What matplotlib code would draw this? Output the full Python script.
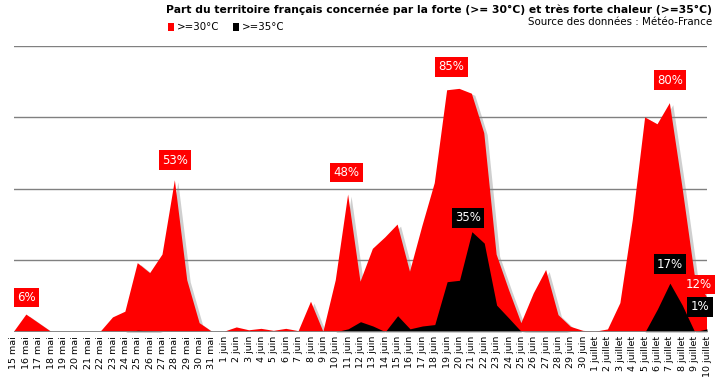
import matplotlib
matplotlib.use("Agg")
import matplotlib.pyplot as plt
import matplotlib.patheffects as pe
import numpy as np

# ---- data ----
may_days = list(range(15, 32))
june_days = list(range(1, 31))
july_days = list(range(1, 11))
tick_labels = ([f"{d} mai" for d in may_days] +
               [f"{d} juin" for d in june_days] +
               [f"{d} juillet" for d in july_days])

hot30 = [0, 6, 3, 0, 0, 0, 0, 0, 5, 7, 24, 20.5, 27, 53, 18, 3, 0,
         0, 1.5, 0.5, 1, 0.3, 1, 0.2, 10.5, 0, 18, 48, 17.5, 29, 33, 37.5, 21, 37, 52,
         84.5, 85, 83.3, 69.5, 27, 14.6, 3, 13.4, 21.6, 5.8, 1.7, 0.3,
         0, 0.8, 10, 39, 75, 72.6, 80, 51, 20, 12]
hot35 = [0, 0, 0, 0, 0, 0, 0, 0, 0, 0, 0.5, 0.3, 0, 0, 0, 0, 0,
         0, 0, 0, 0, 0, 0, 0, 0, 0, 0, 1, 3.5, 2, 0, 5.6, 1, 2, 2.5,
         17.5, 18, 35, 31, 9.3, 4.7, 0, 0.2, 0.3, 0.2, 0, 0,
         0, 0, 0, 0, 0, 8, 17, 9.3, 0, 1]

# labelled points: (index, x-offset px, y-offset px)
red_labels = [(1, 0, 17), (13, 0, 20), (27, -1.5, 22), (36, -8, 22), (53, 0, 23), (56, -8, 13)]
black_labels = [(37, -4, 14), (53, 0, 19), (56, -7, 22)]

title = "Part du territoire français concernée par la forte (>= 30°C) et très forte chaleur (>=35°C)"
source = "Source des données : Météo-France"

# ---- figure ----
fig = plt.figure(figsize=(7.15, 3.87), dpi=100)
W, H = 715, 387
ax = fig.add_axes([14 / W, 1 - 331.7 / H, (707 - 14) / W, (331.7 - 46) / H])

x = np.arange(len(hot30))
ax.set_xlim(0, len(hot30) - 1)
ax.set_ylim(0, 100)

for yv in [25, 50, 75, 100]:
    ax.axhline(yv, color="#808080", lw=1.0, zorder=1)

ax.fill_between(x, 0, hot30, color="#FF0000", lw=0, zorder=2,
                path_effects=[pe.SimplePatchShadow(offset=(2.5, -1.5), shadow_rgbFace="#888888", alpha=0.4),
                              pe.Normal()])
ax.fill_between(x, 0, hot35, color="#000000", lw=0, zorder=3)
ax.axhline(0, color="#808080", lw=1.3, zorder=4)

for sp in ax.spines.values():
    sp.set_visible(False)
ax.set_yticks([])
ax.set_xticks(x)
ax.set_xticklabels(tick_labels, rotation=90, fontsize=6.8, va="top", ha="center")
ax.tick_params(axis="x", length=0, pad=3)

px2pt = 72 / 100
def put_label(i, vals, dx, dy, face):
    v = vals[i]
    ax.annotate(f"{round(v):d}%", xy=(x[i], v), xytext=(dx * px2pt, dy * px2pt),
                textcoords="offset points", ha="center", va="center",
                color="white", fontsize=8.5, zorder=6, annotation_clip=False,
                bbox=dict(boxstyle="square,pad=0.28", fc=face, ec="none"))

for i, dx, dy in red_labels:
    put_label(i, hot30, dx, dy, "#FF0000")
for i, dx, dy in black_labels:
    put_label(i, hot35, dx, dy, "#000000")

fig.text(712 / W, 1 - 10 / H, title, ha="right", va="center", fontsize=7.75, fontweight="bold")
fig.text(712 / W, 1 - 22 / H, source, ha="right", va="center", fontsize=7.4)

# legend
fig.patches.append(plt.Rectangle((168 / W, 1 - 31 / H), 6 / W, 8 / H, transform=fig.transFigure,
                                 fc="#FF0000", ec="none"))
fig.text(177 / W, 1 - 27 / H, ">=30°C", ha="left", va="center", fontsize=7.4)
fig.patches.append(plt.Rectangle((233 / W, 1 - 31 / H), 6 / W, 8 / H, transform=fig.transFigure,
                                 fc="#000000", ec="none"))
fig.text(242 / W, 1 - 27 / H, ">=35°C", ha="left", va="center", fontsize=7.4)

fig.savefig("out.png", dpi=100)
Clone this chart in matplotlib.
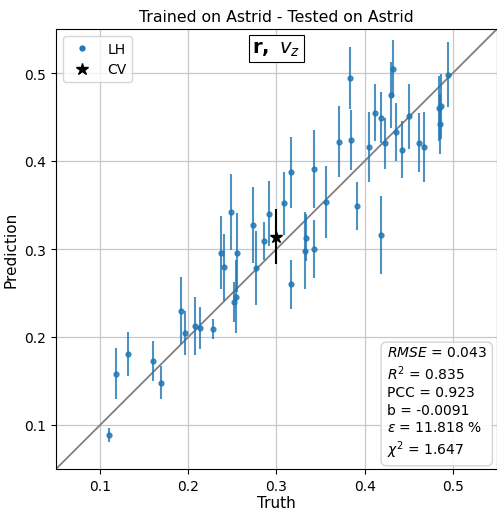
import matplotlib
matplotlib.use("Agg")
import matplotlib.pyplot as plt
from matplotlib.lines import Line2D
import numpy as np

# LH simulations: truth, prediction, prediction uncertainty
lh_truth = [0.110, 0.118, 0.132, 0.160, 0.169, 0.192, 0.196, 0.208, 0.213, 0.228,
            0.2375, 0.2405, 0.248, 0.252, 0.254, 0.255, 0.273, 0.277, 0.286, 0.291,
            0.308, 0.317, 0.317, 0.332, 0.334, 0.342, 0.343, 0.356, 0.371, 0.383,
            0.384, 0.391, 0.405, 0.412, 0.418, 0.419, 0.423, 0.430, 0.432, 0.436,
            0.442, 0.450, 0.462, 0.467, 0.484, 0.486, 0.485, 0.494]
lh_pred = [0.089, 0.158, 0.181, 0.173, 0.148, 0.230, 0.205, 0.212, 0.210, 0.209,
           0.296, 0.279, 0.342, 0.240, 0.246, 0.296, 0.327, 0.278, 0.309, 0.340,
           0.352, 0.387, 0.260, 0.298, 0.313, 0.300, 0.391, 0.353, 0.422, 0.494,
           0.424, 0.349, 0.416, 0.455, 0.316, 0.449, 0.420, 0.475, 0.505, 0.433,
           0.413, 0.451, 0.421, 0.416, 0.460, 0.462, 0.442, 0.498]
lh_err = [0.008, 0.029, 0.025, 0.023, 0.019, 0.038, 0.025, 0.033, 0.024, 0.011,
          0.041, 0.038, 0.043, 0.023, 0.041, 0.045, 0.043, 0.042, 0.022, 0.037,
          0.036, 0.040, 0.028, 0.044, 0.027, 0.033, 0.044, 0.041, 0.040, 0.035,
          0.034, 0.027, 0.040, 0.032, 0.044, 0.029, 0.029, 0.038, 0.032, 0.033,
          0.032, 0.037, 0.034, 0.040, 0.037, 0.037, 0.034, 0.037]

# CV simulation
cv_truth = [0.300]
cv_pred = [0.314]
cv_err = [0.031]

lims = [0.05, 0.55]
ticks = [0.1, 0.2, 0.3, 0.4, 0.5]

stats_lines = [r"$RMSE$ = 0.043", r"$R^2$ = 0.835", "PCC = 0.923",
               "b = -0.0091", r"$\epsilon$ = 11.818 %", r"$\chi^2$ = 1.647"]

fig = plt.figure(figsize=(4.97, 5.10), dpi=100)
ax = fig.add_axes([56/497, 40/510, 441/497, 440/510])

ax.plot(lims, lims, color="grey", lw=1.3, zorder=1)
ax.errorbar(lh_truth, lh_pred, yerr=lh_err, fmt="o", ms=3.5, color="#1f77b4",
            elinewidth=1.5, alpha=0.8, zorder=3)
ax.errorbar(cv_truth, cv_pred, yerr=cv_err, fmt="*", ms=9, color="black",
            elinewidth=1.5, zorder=4)

ax.set_xlim(lims)
ax.set_ylim(lims)
ax.set_xticks(ticks)
ax.set_yticks(ticks)
ax.tick_params(labelsize=10)
ax.grid(True, color="#c8c8c8", lw=0.9)
ax.set_axisbelow(True)
ax.set_xlabel("Truth", fontsize=11, labelpad=2)
ax.set_ylabel("Prediction", fontsize=11)
ax.set_title("Trained on Astrid - Tested on Astrid", fontsize=11.3)

handles = [Line2D([], [], ls="none", marker="o", ms=3.5, color="#1f77b4"),
           Line2D([], [], ls="none", marker="*", ms=9, color="black")]
ax.legend(handles, ["LH", "CV"], loc="upper left", fontsize=10)

ax.text(0.5, 0.955, r"$\mathbf{r,}\ v_z$", transform=ax.transAxes, fontsize=14,
        ha="center", va="center",
        bbox=dict(boxstyle="square,pad=0.2", fc="white", ec="black", lw=0.8))

ax.text(0.977, 0.02, "\n".join(stats_lines), transform=ax.transAxes, fontsize=10,
        ha="right", va="bottom", multialignment="left", linespacing=1.3,
        bbox=dict(boxstyle="round,pad=0.4", fc="white", ec="#d0d0d0", alpha=0.9))

fig.savefig("out.png", dpi=100)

- [EXERCISE BRIEF]:
Identify every line where the string "this" appears.

- [WRITTEN REPLY]:
What matplotlib code would draw this? Output the full Python script.
Clone this chart in matplotlib.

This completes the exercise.